Dall’entrata in vigore della legge 40 del 2004, in tema di Procreazione Medicalmente Assistita, vari aspetti sono cambiati, tra cui la diagnosi preimpianto ( PGD ). Dal 2015, anche le coppie portatrici di malattie genetiche (e quindi senza problemi di fertilità) possono scegliere di accedere a questa diagnosi così da poter individuare gli embrioni che realmente attecchirebbero. Purtroppo ci sono ancora svariati ostacoli riguardo questa opportunità, che non è coperta dal SSN e quindi nemmeno inserita nei Livelli Essenziali di Assistenza ed i costi per effettuare questa diagnosi sono molto elevati e non tutte le coppie possono ricorrervi.
Questa è davvero una lacuna da colmare perché si tratta di una tecnica importante e necessaria per individuare eventuali patologie genetiche del nascituro e per accertare eventuali problemi che potrebbero impedire l’attecchimento dell’embrione in utero e causare aborti spontanei.

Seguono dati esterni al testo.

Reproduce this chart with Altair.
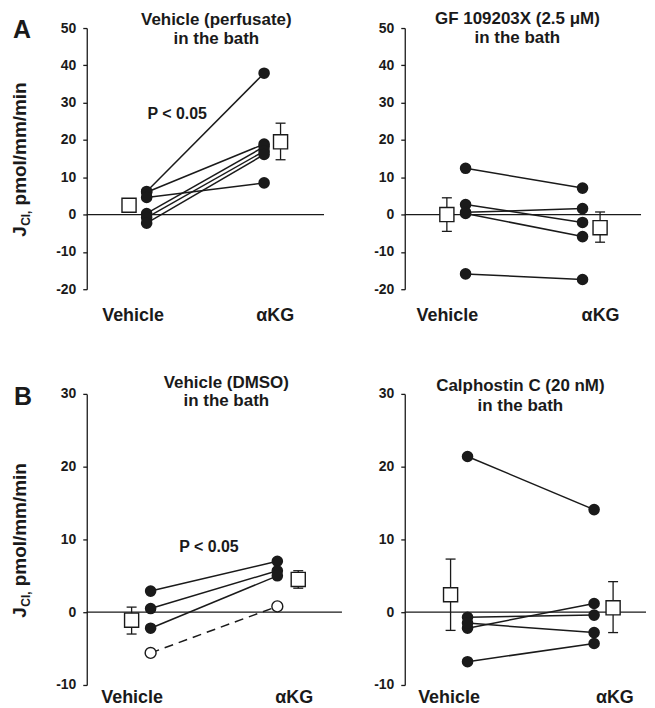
import altair as alt
import pandas as pd

FONT = "Liberation Sans"

# ---------------- data ----------------
groups = ["Vehicle", "αKG"]

# A, left: Vehicle (perfusate) in the bath
a1_veh = [6.2, 6.0, 4.6, 0.3, -0.8, -2.3]
a1_akg = [37.9, 18.9, 8.5, 18.2, 17.0, 16.1]
a1_mean = [2.5, 19.5]
a1_lo = [1.3, 14.7]
a1_hi = [3.7, 24.5]

# A, right: GF 109203X in the bath
a2_veh = [12.4, 2.7, 0.6, 0.3, -15.9]
a2_akg = [7.1, -2.1, 1.6, -5.9, -17.4]
a2_mean = [0.0, -3.5]
a2_lo = [-4.5, -7.4]
a2_hi = [4.5, 0.7]

# B, left: Vehicle (DMSO) in the bath
b1_veh = [2.9, 0.5, -2.2]
b1_akg = [7.0, 5.7, 5.0]
b1_open_veh = [-5.6]
b1_open_akg = [0.8]
b1_mean = [-1.1, 4.5]
b1_lo = [-3.0, 3.3]
b1_hi = [0.7, 5.7]

# B, right: Calphostin C in the bath
b2_veh = [21.4, -0.7, -2.2, -1.5, -6.8]
b2_akg = [14.1, -0.4, 1.2, -2.8, -4.3]
b2_mean = [2.4, 0.6]
b2_lo = [-2.5, -2.8]
b2_hi = [7.3, 4.2]

titles = [
    ["Vehicle (perfusate)", "in the bath"],
    ["GF 109203X (2.5 μM)", "in the bath"],
    ["Vehicle (DMSO)", "in the bath"],
    ["Calphostin C (20 nM)", "in the bath"],
]
p_label = "P < 0.05"
ylab_main = "J"
ylab_sub = "Cl,"
ylab_rest = "pmol/mm/min"
panel_letters = ["A", "B"]

BLACK = "#1a1a1a"
ONE = pd.DataFrame({"k": [0]})


def pairs_df(veh, akg):
    rows = []
    for i, (v, a) in enumerate(zip(veh, akg)):
        rows.append({"pid": i, "x": 1.0, "y": v})
        rows.append({"pid": i, "x": 2.0, "y": a})
    return pd.DataFrame(rows)


def panel(veh, akg, mean, lo, hi, title, cfg, open_veh=None, open_akg=None,
          ptext=None, letter=None):
    w, h = cfg["w"], cfg["h"]
    ydom = cfg["ydom"]
    xs = alt.Scale(domain=cfg["xdom"], nice=False, zero=False)
    ys = alt.Scale(domain=ydom, nice=False, zero=False)
    xaxis = alt.Axis(
        values=cfg["xlab"],
        labelExpr=f"datum.value < 1.5 ? '{groups[0]}' : '{groups[1]}'",
        domain=False, ticks=False, grid=False, labelFont=FONT,
        labelFontSize=18, labelFontWeight="bold", labelColor=BLACK,
        labelPadding=cfg["xpad"], labelFlush=False, labelOverlap=False,
        labelBaseline="top", title=None)
    yaxis = alt.Axis(
        values=list(range(ydom[0], ydom[1] + 1, 10)), grid=False,
        labelExpr="datum.value < 0 ? '-' + abs(datum.value) : '' + datum.value",
        domainColor=BLACK, domainWidth=1.3, tickColor=BLACK, tickWidth=1.3,
        tickSize=4, labelFont=FONT, labelFontSize=14, labelFontWeight="bold",
        labelColor=BLACK, labelPadding=7, title=None)

    def X(f):
        return alt.X(f, type="quantitative", scale=xs, axis=xaxis)

    def Y(f):
        return alt.Y(f, type="quantitative", scale=ys, axis=yaxis)

    pdf = pairs_df(veh, akg)
    mdf = pd.DataFrame({"x": cfg["xmean"], "m": mean, "lo": lo, "hi": hi})
    cdf = pd.DataFrame({"x": cfg["xmean"] * 2, "c": lo + hi})

    layers = [
        alt.Chart(ONE).mark_rule(color=BLACK, strokeWidth=1.3).encode(
            x=alt.value(0), x2=alt.value(w),
            y=alt.YDatum(0, type="quantitative", scale=ys, axis=yaxis)),
        alt.Chart(pdf).mark_line(color=BLACK, strokeWidth=1.5).encode(
            x=X("x"), y=Y("y"), detail="pid:N"),
    ]
    if open_veh:
        odf = pairs_df(open_veh, open_akg)
        layers.append(alt.Chart(odf).mark_line(color=BLACK, strokeWidth=1.5,
                                               strokeDash=[9, 6]).encode(
            x=X("x"), y=Y("y"), detail="pid:N"))
    layers += [
        alt.Chart(mdf).mark_rule(color=BLACK, strokeWidth=1.3).encode(
            x=X("x"), y=Y("lo"), y2="hi"),
        alt.Chart(cdf).mark_tick(color=BLACK, orient="horizontal", size=10,
                                 thickness=1.3, opacity=1).encode(
            x=X("x"), y=Y("c")),
        alt.Chart(mdf).mark_point(shape="square", fill="white", stroke=BLACK,
                                  strokeWidth=1.4, size=200, opacity=1).encode(
            x=X("x"), y=Y("m")),
        alt.Chart(pdf).mark_point(shape="circle", filled=True, color=BLACK,
                                  size=135, opacity=1).encode(
            x=X("x"), y=Y("y")),
    ]
    if open_veh:
        layers.append(alt.Chart(odf).mark_point(
            shape="circle", fill="white", stroke=BLACK, strokeWidth=1.4,
            size=120, opacity=1).encode(x=X("x"), y=Y("y")))

    tstyle = dict(font=FONT, fontSize=17, fontWeight="bold", color=BLACK,
                  align="center", baseline="middle")
    for line, ty in zip(title, cfg["ty"]):
        layers.append(alt.Chart(ONE).mark_text(**tstyle).encode(
            x=alt.value(cfg["tx"]), y=alt.value(ty), text=alt.value(line)))

    if ptext:
        layers.append(alt.Chart(ONE).mark_text(
            font=FONT, fontSize=16, fontWeight="bold", color=BLACK,
            align="center", baseline="middle").encode(
            x=alt.XDatum(ptext[0], type="quantitative", scale=xs, axis=xaxis),
            y=alt.YDatum(ptext[1], type="quantitative", scale=ys, axis=yaxis),
            text=alt.value(p_label)))

    if letter:
        layers.append(alt.Chart(ONE).mark_text(
            font=FONT, fontSize=25, fontWeight="bold", color=BLACK,
            align="center", baseline="middle").encode(
            x=alt.value(cfg["lx"]), y=alt.value(cfg["ly"]), text=alt.value(letter)))
        # rotated y-axis title  J_Cl, pmol/mm/min
        c = cfg["yc"]
        L = 10.6 + 15.3 + 5.5 + 123.5
        start = c + L / 2
        rot = dict(font=FONT, fontWeight="bold", color=BLACK, angle=270,
                   align="left", baseline="alphabetic")
        layers.append(alt.Chart(ONE).mark_text(fontSize=19, **rot).encode(
            x=alt.value(-61), y=alt.value(start), text=alt.value(ylab_main)))
        layers.append(alt.Chart(ONE).mark_text(fontSize=12, **rot).encode(
            x=alt.value(-57), y=alt.value(start - 11), text=alt.value(ylab_sub)))
        layers.append(alt.Chart(ONE).mark_text(fontSize=19, **rot).encode(
            x=alt.value(-61), y=alt.value(start - 31.5), text=alt.value(ylab_rest)))

    return alt.layer(*layers).properties(width=w, height=h)


cfg_a1 = dict(w=238, h=262, xdom=[0.49, 2.51], ydom=[-20, 50], xmean=[0.85, 2.14],
              xlab=[0.88, 2.09], xpad=17, tx=130, ty=[-8.5, 11.5],
              lx=-65, ly=1.5, yc=132)
cfg_a2 = dict(w=237, h=262, xdom=[0.48, 2.5], ydom=[-20, 50], xmean=[0.84, 2.15],
              xlab=[0.84, 2.15], xpad=17, tx=113, ty=[-9.5, 10])
cfg_b1 = dict(w=256, h=292, xdom=[0.496, 2.51], ydom=[-10, 30], xmean=[0.85, 2.165],
              xlab=[0.85, 2.13], xpad=4, tx=140, ty=[-11, 7],
              lx=-64, ly=3, yc=147)
cfg_b2 = dict(w=242, h=292, xdom=[0.504, 2.41], ydom=[-10, 30], xmean=[0.866, 2.15],
              xlab=[0.85, 2.16], xpad=4, tx=116, ty=[-8, 12])

pA1 = panel(a1_veh, a1_akg, a1_mean, a1_lo, a1_hi, titles[0], cfg_a1,
            ptext=(1.26, 27), letter=panel_letters[0])
pA2 = panel(a2_veh, a2_akg, a2_mean, a2_lo, a2_hi, titles[1], cfg_a2)
pB1 = panel(b1_veh, b1_akg, b1_mean, b1_lo, b1_hi, titles[2], cfg_b1,
            open_veh=b1_open_veh, open_akg=b1_open_akg,
            ptext=(1.46, 8.9), letter=panel_letters[1])
pB2 = panel(b2_veh, b2_akg, b2_mean, b2_lo, b2_hi, titles[3], cfg_b2)

chart = alt.concat(
    pA1, pA2, pB1, pB2, columns=2, bounds="flush",
    spacing={"row": 105, "column": 63},
).properties(
    padding={"left": 3, "top": 0, "right": 0, "bottom": 0},
    background="white",
).configure_view(stroke=None)

chart.save("out.html", embed_options={"renderer": "svg", "actions": False})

La PGD combina l’utilizzo delle tecniche di IVF con le più innovative ricerche in campo genetico. I pazienti che richiedono l’accesso alle tecniche di diagnosi preimpianto inizieranno un trattamento di procreazione medicalmente assistita (PMA) che permetterà il recupero di ovociti da fertilizzare con gli spermatozoi paterni. Una volta che si è ottenuta la fertilizzazione, dagli embrioni ai primi stadi di sviluppo (day 3), si preleveranno una o due cellule (blastomeri) il cui DNA sarà analizzato in maniera specifica, in relazione al tipo di malattia genetica che da diagnosticare. Gli embrioni che risulteranno non affetti dalla patologia genetica, si potranno dunque trasferire in utero ed ottenere così una gravidanza senza la specifica malattia.